I’m working with multiple (private) pip registries (e.g. GitLab). My pip.conf looks like this:
[global]
index-url = url.to.registry_1/pypi/simple
extra-index-url = url.to.registry_2/pypi/simple
Both registries contain the same package with the same version:
| registry | package name | version |
|---|---|---|
registry_1 |
package-b |
0.2.0 |
registry_2 |
package-b |
0.2.0 |
When I run:
pip install -vvv package-b==0.2.0
pip collects candidates from both registries and installs one of them. Example log snippet:
Found link package_b-0.2.0-py3 (from registry_1)
Found link package_b-0.2.0-py3 (from registry_2)
Collecting package-b==0.2.0
Using cached package_b-0.2.0-py3-none-any.whl
Successfully installed package-b-0.2.0
I understand, that pip normally picks the highest version from all candidates it finds (see the docs).

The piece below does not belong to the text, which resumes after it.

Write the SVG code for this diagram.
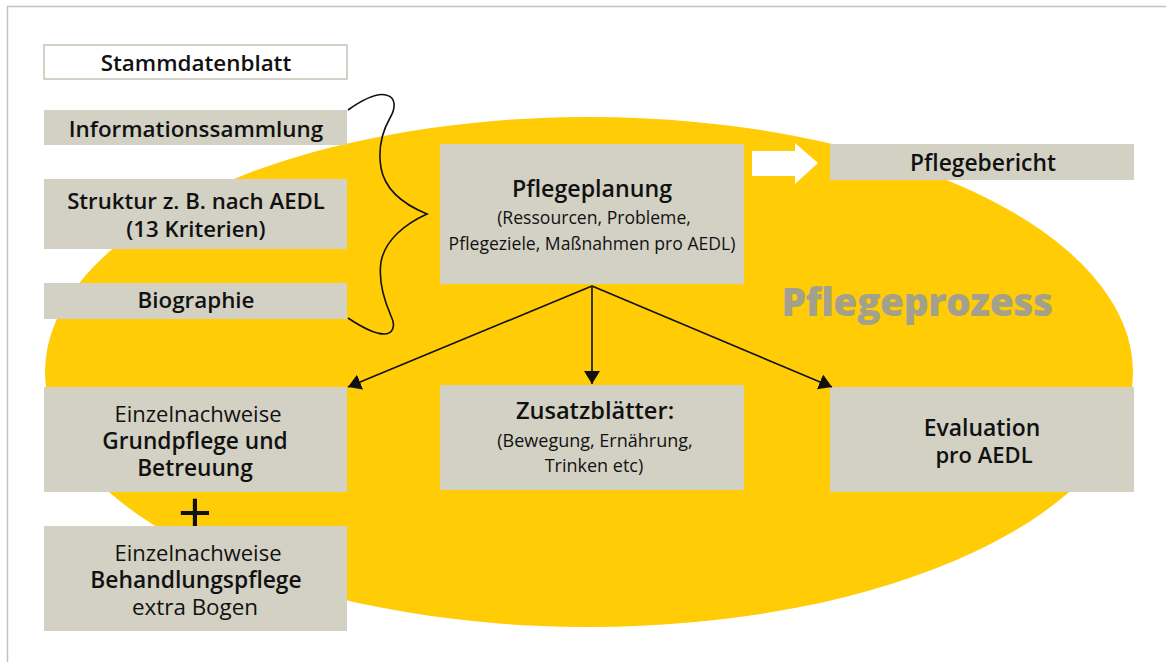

But in this case, both candidates have identical name and version, so version-based selection doesn’t help.
My question is:
How does pip choose between identical name==version distributions located on different indexes?
The documentation says:
"There is no priority in the locations that are searched; the best matching candidate is selected."
But this doesn’t clarify how pip behaves when multiple candidates are equally best.
Is there an official rule for tie-breaking? For example:
- prefer
index-urloverextra-index-url? - prefer the first match found?
- prefer the newest upload timestamp?
- alphabetical ordering?
- cache behavior?
Or is pip just treating both package-b==0.2.0 wheels as fully interchangeable, meaning the source registry is undefined / not guaranteed?